== Written exercise ==
Begin with the first line of the material and write out each line exactly, ending with the line that contains "const seriesValues = [v2023, v2024, v2025, v2026];". Pictures are not part of the copy.

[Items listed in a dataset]
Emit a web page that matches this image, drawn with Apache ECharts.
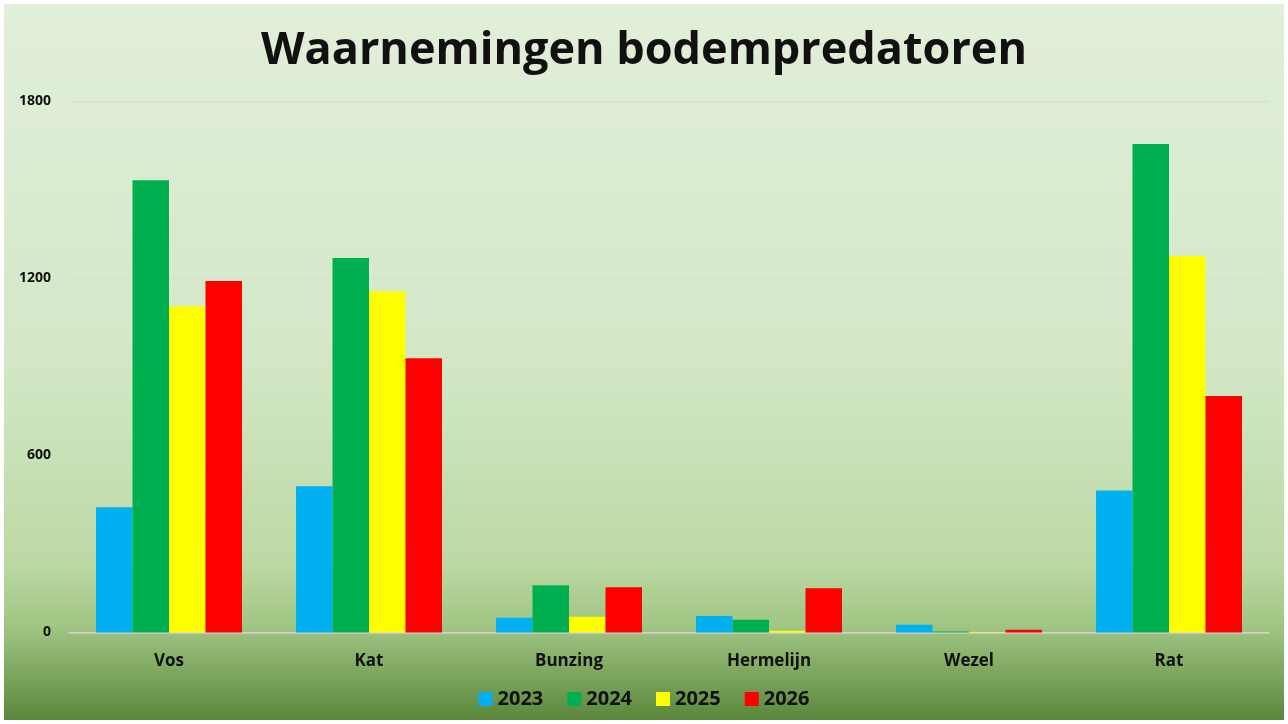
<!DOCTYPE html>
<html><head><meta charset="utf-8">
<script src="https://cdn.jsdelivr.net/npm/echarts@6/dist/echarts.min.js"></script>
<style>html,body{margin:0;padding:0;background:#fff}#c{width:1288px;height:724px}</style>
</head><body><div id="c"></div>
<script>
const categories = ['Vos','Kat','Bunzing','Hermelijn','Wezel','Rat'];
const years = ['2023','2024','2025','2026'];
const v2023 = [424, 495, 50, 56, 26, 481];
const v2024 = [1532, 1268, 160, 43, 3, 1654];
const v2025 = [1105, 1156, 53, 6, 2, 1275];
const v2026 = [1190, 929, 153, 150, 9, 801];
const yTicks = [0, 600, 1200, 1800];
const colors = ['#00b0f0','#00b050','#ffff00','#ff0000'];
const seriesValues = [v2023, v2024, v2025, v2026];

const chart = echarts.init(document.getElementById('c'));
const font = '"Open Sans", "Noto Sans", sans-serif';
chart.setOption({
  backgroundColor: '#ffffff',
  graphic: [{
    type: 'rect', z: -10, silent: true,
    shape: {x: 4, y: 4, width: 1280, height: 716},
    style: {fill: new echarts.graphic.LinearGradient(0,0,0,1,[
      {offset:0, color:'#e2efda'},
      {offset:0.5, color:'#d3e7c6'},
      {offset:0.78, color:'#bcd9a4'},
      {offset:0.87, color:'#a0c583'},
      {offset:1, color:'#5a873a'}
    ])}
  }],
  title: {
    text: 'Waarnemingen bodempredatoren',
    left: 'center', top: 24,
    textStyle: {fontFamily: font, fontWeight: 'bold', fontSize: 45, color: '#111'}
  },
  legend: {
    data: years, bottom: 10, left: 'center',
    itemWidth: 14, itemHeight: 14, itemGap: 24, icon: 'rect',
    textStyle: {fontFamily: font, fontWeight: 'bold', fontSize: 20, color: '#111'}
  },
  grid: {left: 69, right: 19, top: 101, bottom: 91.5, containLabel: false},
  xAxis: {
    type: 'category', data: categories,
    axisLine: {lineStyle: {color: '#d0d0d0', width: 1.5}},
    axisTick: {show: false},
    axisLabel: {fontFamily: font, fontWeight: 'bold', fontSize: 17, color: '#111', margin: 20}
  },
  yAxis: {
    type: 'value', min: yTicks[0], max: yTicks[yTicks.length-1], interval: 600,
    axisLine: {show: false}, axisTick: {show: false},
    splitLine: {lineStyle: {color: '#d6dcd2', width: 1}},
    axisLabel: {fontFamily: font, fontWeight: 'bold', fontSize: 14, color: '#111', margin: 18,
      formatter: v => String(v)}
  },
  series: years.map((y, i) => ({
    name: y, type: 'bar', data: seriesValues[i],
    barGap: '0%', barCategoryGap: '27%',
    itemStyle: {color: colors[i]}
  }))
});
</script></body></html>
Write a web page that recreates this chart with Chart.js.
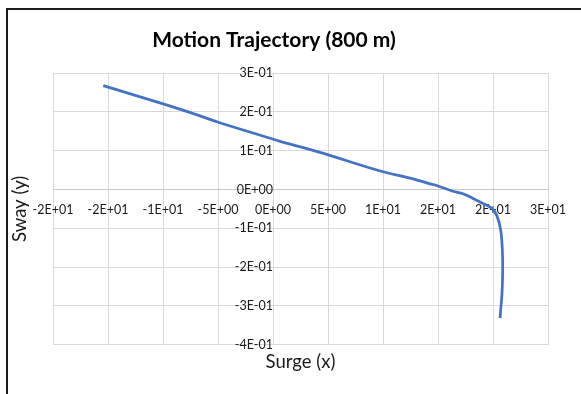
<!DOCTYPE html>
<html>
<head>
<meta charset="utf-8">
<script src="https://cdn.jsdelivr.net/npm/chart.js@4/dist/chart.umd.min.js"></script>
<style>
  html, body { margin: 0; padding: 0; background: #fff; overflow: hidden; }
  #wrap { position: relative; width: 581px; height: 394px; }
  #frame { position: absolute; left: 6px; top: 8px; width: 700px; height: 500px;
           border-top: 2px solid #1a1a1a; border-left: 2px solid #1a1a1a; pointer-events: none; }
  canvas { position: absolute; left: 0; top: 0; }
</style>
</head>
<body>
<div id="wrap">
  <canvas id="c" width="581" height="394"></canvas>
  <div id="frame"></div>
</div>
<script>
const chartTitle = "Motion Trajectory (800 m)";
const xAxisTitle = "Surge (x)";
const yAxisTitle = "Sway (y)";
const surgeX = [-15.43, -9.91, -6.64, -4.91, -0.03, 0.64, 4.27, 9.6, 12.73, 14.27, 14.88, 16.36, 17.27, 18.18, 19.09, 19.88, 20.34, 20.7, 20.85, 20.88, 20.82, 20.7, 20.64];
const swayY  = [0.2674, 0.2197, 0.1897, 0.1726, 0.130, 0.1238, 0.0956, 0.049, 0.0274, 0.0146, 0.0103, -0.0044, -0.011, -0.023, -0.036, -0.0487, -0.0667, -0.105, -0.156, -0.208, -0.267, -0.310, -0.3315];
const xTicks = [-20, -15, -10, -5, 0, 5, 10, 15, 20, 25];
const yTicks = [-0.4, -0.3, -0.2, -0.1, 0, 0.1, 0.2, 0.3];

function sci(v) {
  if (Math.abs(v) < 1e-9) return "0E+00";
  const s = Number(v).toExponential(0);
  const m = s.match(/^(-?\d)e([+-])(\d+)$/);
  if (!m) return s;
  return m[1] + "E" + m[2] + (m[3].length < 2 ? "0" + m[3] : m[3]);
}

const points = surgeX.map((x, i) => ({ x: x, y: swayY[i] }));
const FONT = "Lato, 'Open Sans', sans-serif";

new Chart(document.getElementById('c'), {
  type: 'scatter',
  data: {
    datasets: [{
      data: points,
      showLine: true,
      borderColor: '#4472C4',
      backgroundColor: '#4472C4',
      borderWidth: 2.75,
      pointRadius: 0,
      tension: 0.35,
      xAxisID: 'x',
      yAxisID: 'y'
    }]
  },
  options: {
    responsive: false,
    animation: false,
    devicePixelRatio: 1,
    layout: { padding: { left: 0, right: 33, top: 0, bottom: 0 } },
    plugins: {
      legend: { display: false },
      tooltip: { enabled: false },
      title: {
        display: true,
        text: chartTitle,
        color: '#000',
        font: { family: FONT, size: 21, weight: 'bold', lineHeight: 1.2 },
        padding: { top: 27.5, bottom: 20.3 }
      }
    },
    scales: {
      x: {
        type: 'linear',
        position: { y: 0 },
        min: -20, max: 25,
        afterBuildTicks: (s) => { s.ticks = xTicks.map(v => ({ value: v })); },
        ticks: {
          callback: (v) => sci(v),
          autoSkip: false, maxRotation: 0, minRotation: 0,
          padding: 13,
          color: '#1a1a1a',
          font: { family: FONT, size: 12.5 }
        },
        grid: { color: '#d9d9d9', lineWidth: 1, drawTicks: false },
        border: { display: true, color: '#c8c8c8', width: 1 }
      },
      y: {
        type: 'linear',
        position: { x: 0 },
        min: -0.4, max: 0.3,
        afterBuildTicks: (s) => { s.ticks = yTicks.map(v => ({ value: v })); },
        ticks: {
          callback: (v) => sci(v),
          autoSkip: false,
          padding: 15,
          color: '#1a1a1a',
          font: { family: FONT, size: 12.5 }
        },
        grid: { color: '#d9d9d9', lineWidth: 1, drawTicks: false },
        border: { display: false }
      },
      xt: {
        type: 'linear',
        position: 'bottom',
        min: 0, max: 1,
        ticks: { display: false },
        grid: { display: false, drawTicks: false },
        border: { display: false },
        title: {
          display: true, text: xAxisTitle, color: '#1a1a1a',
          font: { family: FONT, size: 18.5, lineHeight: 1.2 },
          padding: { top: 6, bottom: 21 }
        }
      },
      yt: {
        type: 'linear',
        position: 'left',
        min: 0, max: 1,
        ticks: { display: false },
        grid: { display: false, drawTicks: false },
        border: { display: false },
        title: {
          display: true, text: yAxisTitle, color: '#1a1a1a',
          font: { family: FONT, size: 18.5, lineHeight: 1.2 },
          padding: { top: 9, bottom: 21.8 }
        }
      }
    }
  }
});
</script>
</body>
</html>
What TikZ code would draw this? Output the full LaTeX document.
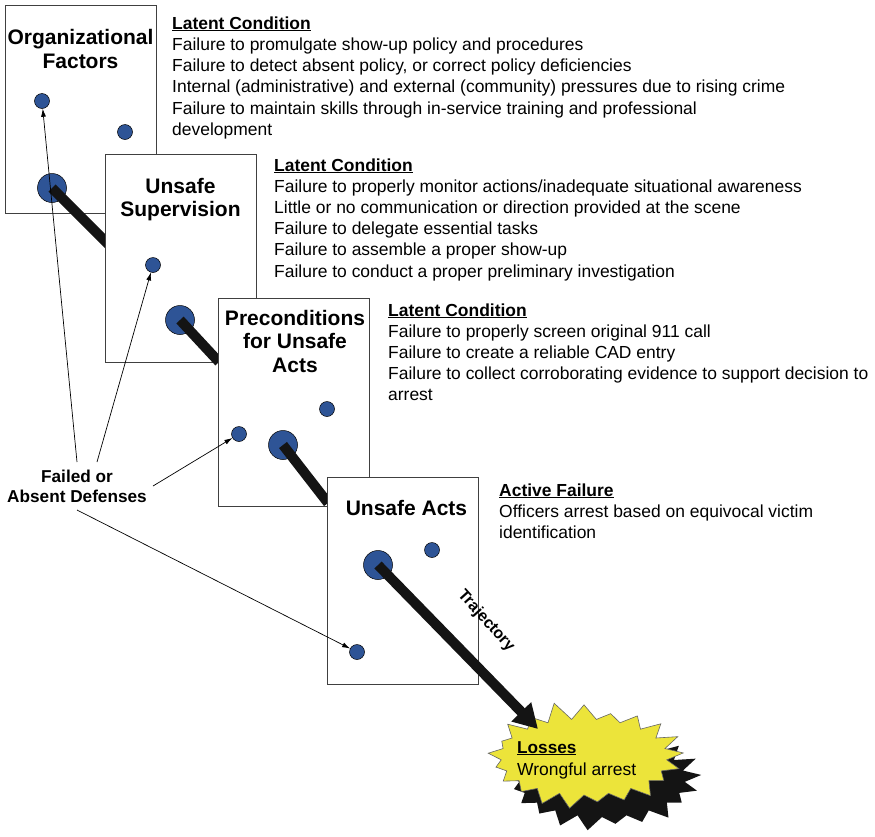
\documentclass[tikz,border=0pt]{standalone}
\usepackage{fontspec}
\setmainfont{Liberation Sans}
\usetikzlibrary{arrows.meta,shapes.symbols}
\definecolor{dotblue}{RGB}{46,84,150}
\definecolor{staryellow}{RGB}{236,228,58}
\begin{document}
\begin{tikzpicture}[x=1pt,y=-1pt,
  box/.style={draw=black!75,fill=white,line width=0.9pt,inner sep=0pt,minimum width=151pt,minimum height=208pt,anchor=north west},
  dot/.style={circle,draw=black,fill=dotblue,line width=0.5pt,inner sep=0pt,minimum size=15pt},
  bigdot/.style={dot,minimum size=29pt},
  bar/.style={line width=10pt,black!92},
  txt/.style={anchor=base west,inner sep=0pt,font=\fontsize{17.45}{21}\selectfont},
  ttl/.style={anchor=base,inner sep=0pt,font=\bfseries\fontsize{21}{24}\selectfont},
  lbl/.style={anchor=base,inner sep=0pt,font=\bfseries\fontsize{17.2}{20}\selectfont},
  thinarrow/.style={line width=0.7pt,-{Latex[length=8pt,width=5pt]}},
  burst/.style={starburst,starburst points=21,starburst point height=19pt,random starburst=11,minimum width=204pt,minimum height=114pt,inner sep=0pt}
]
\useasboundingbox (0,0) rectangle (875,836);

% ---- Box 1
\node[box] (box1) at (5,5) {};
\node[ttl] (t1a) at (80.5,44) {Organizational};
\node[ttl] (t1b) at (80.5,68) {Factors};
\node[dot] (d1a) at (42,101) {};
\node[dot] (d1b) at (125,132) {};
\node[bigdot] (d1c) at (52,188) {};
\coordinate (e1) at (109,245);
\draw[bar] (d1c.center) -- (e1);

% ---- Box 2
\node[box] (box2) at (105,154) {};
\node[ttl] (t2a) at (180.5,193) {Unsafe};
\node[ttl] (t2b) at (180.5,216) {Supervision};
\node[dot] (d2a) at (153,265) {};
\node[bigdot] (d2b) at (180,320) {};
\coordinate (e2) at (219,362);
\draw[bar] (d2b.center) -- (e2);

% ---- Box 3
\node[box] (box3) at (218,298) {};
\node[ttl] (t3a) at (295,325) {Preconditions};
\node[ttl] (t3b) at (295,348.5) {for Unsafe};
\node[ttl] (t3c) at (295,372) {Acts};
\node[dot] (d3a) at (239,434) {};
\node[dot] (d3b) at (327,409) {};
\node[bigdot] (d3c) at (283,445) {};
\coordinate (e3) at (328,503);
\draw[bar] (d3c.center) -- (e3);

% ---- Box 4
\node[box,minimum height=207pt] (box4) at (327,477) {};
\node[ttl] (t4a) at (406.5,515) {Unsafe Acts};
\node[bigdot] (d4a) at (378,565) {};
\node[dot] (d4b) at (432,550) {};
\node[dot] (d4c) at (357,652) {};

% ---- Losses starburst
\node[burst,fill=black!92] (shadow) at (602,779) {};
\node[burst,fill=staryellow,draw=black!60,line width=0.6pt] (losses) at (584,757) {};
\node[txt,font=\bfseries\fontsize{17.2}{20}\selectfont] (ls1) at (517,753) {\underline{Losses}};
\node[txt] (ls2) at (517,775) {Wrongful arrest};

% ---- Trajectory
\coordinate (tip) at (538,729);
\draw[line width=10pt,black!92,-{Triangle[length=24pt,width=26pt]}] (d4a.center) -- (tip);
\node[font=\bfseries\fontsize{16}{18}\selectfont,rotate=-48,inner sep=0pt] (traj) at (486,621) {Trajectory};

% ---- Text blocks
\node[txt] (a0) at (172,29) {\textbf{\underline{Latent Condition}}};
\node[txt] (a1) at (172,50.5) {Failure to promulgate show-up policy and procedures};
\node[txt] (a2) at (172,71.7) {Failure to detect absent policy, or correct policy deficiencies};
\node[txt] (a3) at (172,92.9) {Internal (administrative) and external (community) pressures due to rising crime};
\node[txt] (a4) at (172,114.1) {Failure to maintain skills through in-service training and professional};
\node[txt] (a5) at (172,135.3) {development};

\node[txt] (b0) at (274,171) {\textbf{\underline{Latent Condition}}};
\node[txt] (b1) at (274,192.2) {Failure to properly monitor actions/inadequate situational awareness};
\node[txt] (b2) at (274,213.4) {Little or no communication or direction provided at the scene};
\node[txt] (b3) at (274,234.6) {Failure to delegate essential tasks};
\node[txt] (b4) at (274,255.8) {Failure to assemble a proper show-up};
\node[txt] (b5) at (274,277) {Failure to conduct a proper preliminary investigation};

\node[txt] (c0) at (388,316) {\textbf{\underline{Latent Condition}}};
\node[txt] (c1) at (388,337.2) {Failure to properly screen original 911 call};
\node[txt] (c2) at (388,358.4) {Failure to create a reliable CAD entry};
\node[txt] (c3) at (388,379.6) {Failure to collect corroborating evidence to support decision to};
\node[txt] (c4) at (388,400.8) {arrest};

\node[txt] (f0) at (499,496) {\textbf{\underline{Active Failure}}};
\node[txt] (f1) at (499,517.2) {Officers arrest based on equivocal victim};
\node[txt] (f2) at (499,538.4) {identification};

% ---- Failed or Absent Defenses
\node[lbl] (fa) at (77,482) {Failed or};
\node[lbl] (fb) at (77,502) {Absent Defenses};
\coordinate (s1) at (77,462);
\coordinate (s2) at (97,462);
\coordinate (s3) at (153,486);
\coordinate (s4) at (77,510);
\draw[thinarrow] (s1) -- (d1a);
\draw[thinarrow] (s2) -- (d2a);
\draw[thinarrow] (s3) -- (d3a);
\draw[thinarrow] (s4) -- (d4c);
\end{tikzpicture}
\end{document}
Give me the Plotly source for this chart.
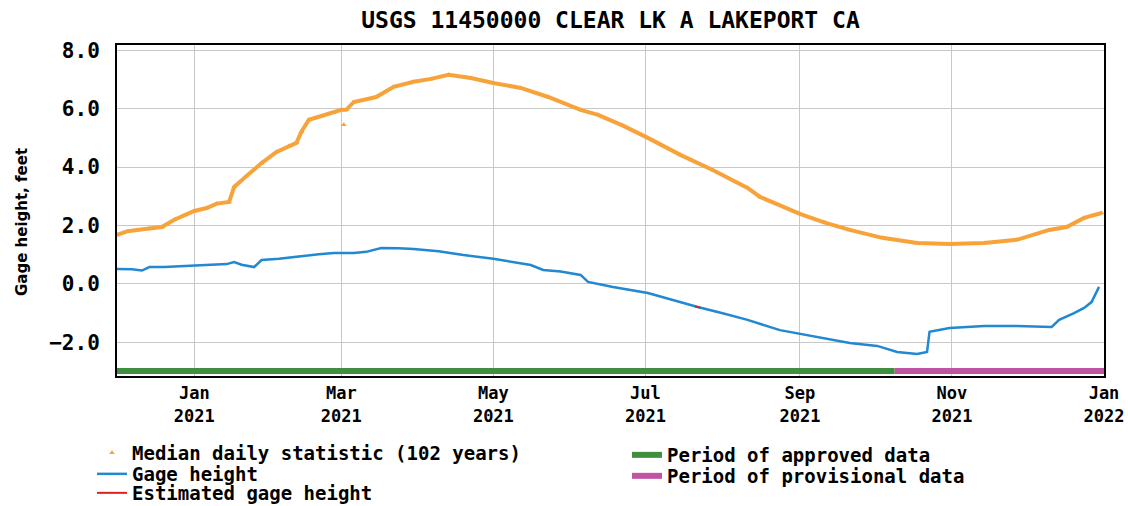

== Task solution ==
Emit a web page that matches this image, drawn with Apache ECharts.
<!DOCTYPE html>
<html><head><meta charset="utf-8">
<script src="https://cdn.jsdelivr.net/npm/echarts@6/dist/echarts.min.js"></script>
<style>html,body{margin:0;padding:0;background:#fff}#c{width:1288px;height:724px}</style>
</head><body><div id="c"></div>
<script>
const categories = ['Vos','Kat','Bunzing','Hermelijn','Wezel','Rat'];
const years = ['2023','2024','2025','2026'];
const v2023 = [424, 495, 50, 56, 26, 481];
const v2024 = [1532, 1268, 160, 43, 3, 1654];
const v2025 = [1105, 1156, 53, 6, 2, 1275];
const v2026 = [1190, 929, 153, 150, 9, 801];
const yTicks = [0, 600, 1200, 1800];
const colors = ['#00b0f0','#00b050','#ffff00','#ff0000'];
const seriesValues = [v2023, v2024, v2025, v2026];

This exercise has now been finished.